Pour concrétiser la réalité soviétique en une formule, bien qu'elle soit complexe, et que son évolution soit prévisible déjà de son temps, Trotsky la caractérisait comme un État ouvrier dégénéré. Dégénéré à cause du caractère hideux du pouvoir politique qui régnait et à cause du bureaucratisme économique « injustifié » de la bureaucratie soviétique. Mais État ouvrier quand même. Par cette notion, il entendait dire que le prolétariat tant soviétique qu'international avait des choses à défendre, des choses qui lui appartenaient dans la société soviétique.
Aujourd'hui, le prolétariat a encore, même si ce n'est pas pour longtemps, des choses à défendre, des choses qui lui appartiennent, dans la société soviétique, tout comme il y a 10, 25 ou 50 ans. C'est pourquoi nous disons que l'URSS est encore un État ouvrier. Dégénéré certes, mais État ouvrier quand même.
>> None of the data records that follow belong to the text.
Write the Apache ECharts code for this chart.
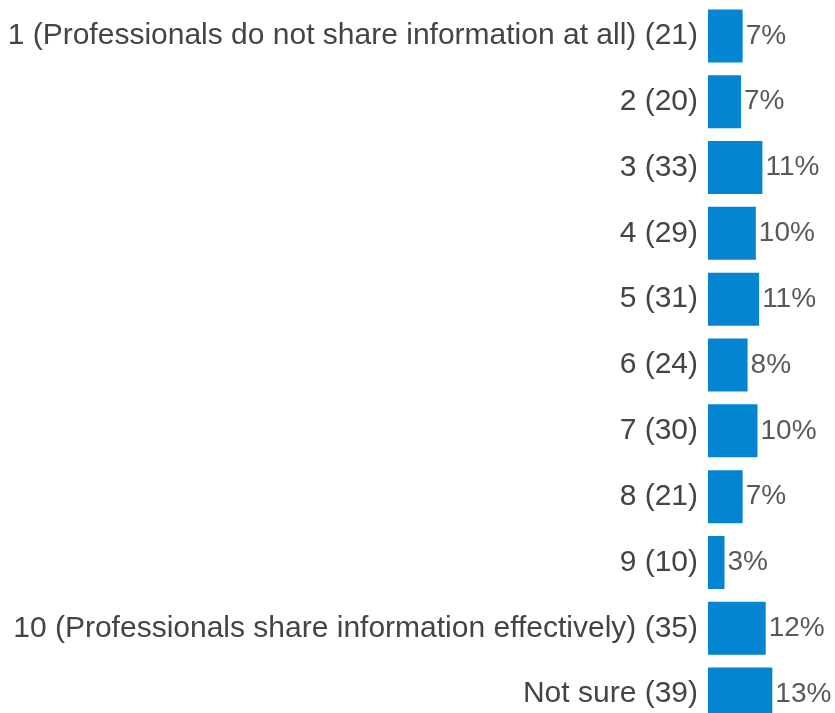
<!DOCTYPE html>
<html>
<head>
<meta charset="utf-8">
<script src="https://cdn.jsdelivr.net/npm/echarts@6/dist/echarts.min.js"></script>
<style>
  html, body { margin: 0; padding: 0; background: #fff; overflow: hidden; }
  #chart { width: 835px; height: 730px; }
</style>
</head>
<body>
<div id="chart"></div>
<script>
// categories as shown on the axis, counts drive bar length, pct is the printed label
const categories = [
  '1 (Professionals do not share information at all) (21)',
  '2 (20)',
  '3 (33)',
  '4 (29)',
  '5 (31)',
  '6 (24)',
  '7 (30)',
  '8 (21)',
  '9 (10)',
  '10 (Professionals share information effectively) (35)',
  'Not sure (39)'
]
const counts = [21, 20, 33, 29, 31, 24, 30, 21, 10, 35, 39]
const pctLabels = ['7%', '7%', '11%', '10%', '11%', '8%', '10%', '7%', '3%', '12%', '13%']

// the last row runs a little past the bottom edge in the original, so the
// chart box is taller than the window and gets cropped
const chart = echarts.init(document.getElementById('chart'))
chart.setOption({
  animation: false,
  grid: {
    left: 708,
    right: 0,
    top: 3,
    height: 724
  },
  xAxis: {
    type: 'value',
    min: 0,
    max: 77,
    show: false
  },
  yAxis: {
    type: 'category',
    inverse: true,
    data: categories,
    axisLine: { show: false },
    axisTick: { show: false },
    axisLabel: {
      margin: 10,
      fontSize: 30,
      fontFamily: 'Liberation Sans, Arial, sans-serif',
      color: '#444444'
    }
  },
  series: [{
    type: 'bar',
    data: counts,
    barWidth: 53,
    itemStyle: { color: '#0385D1' },
    label: {
      show: true,
      position: 'right',
      distance: 3,
      fontSize: 28,
      fontFamily: 'Liberation Sans, Arial, sans-serif',
      color: '#595959',
      formatter: p => pctLabels[p.dataIndex]
    }
  }]
})
</script>
</body>
</html>
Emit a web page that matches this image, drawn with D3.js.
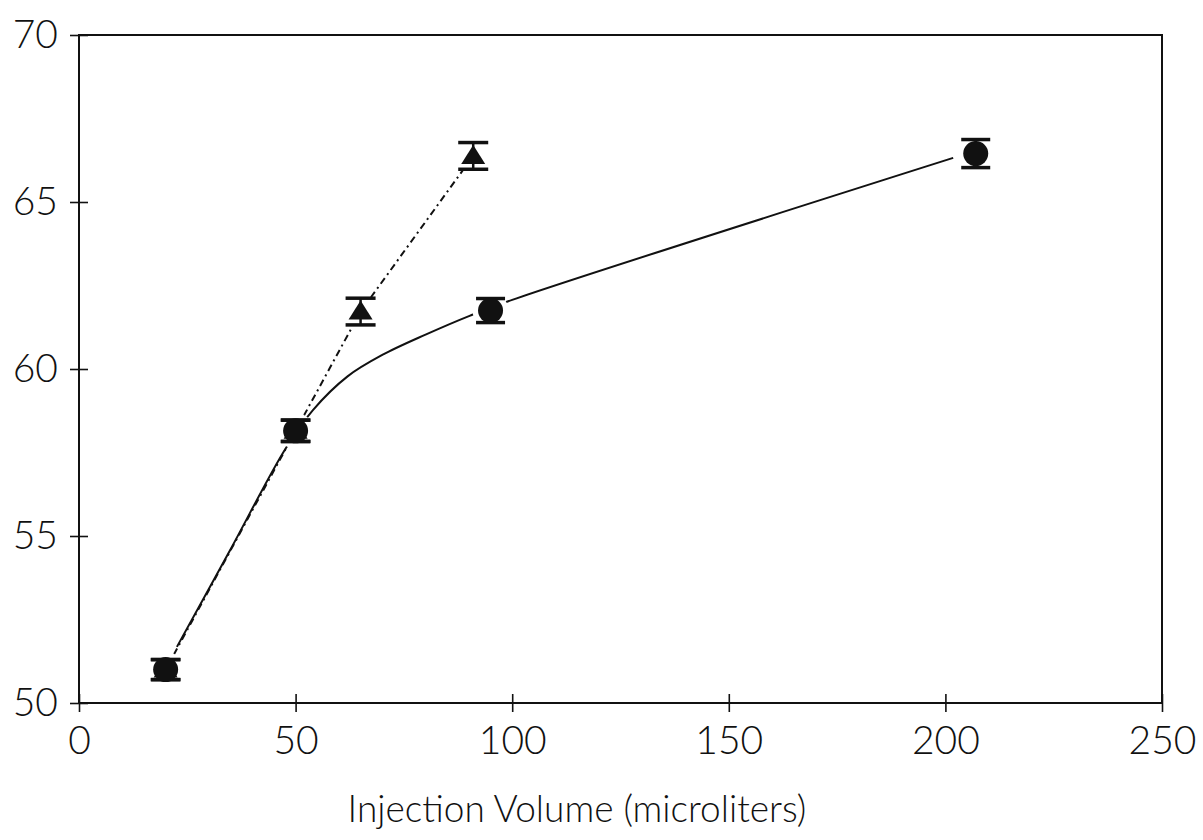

Gorbatchev, Eltsine et les autres appartiennent à un gouvernement de cet État ouvrier dégénéré. Un gouvernement qui vise, avec des nuances, à rétablir le capitalisme, qui pourra peut-être y parvenir, mais qui n'a pas encore pu le faire jusqu'à présent, si même il le peut un jour.
C'est pourquoi la qualification qui nous semble la plus juste à propos de ce gouvernement est de dire qu'il s'agit d'un gouvernement bourgeois d'un État ouvrier dégénéré.
Un État ouvrier dégénéré peut-être proche de sa fin, mais qui ne l'a pas encore atteinte malgré tous les efforts de ses adversaires de l'extérieur et de l'intérieur.
C'est ce que nous devons affirmer aujourd'hui.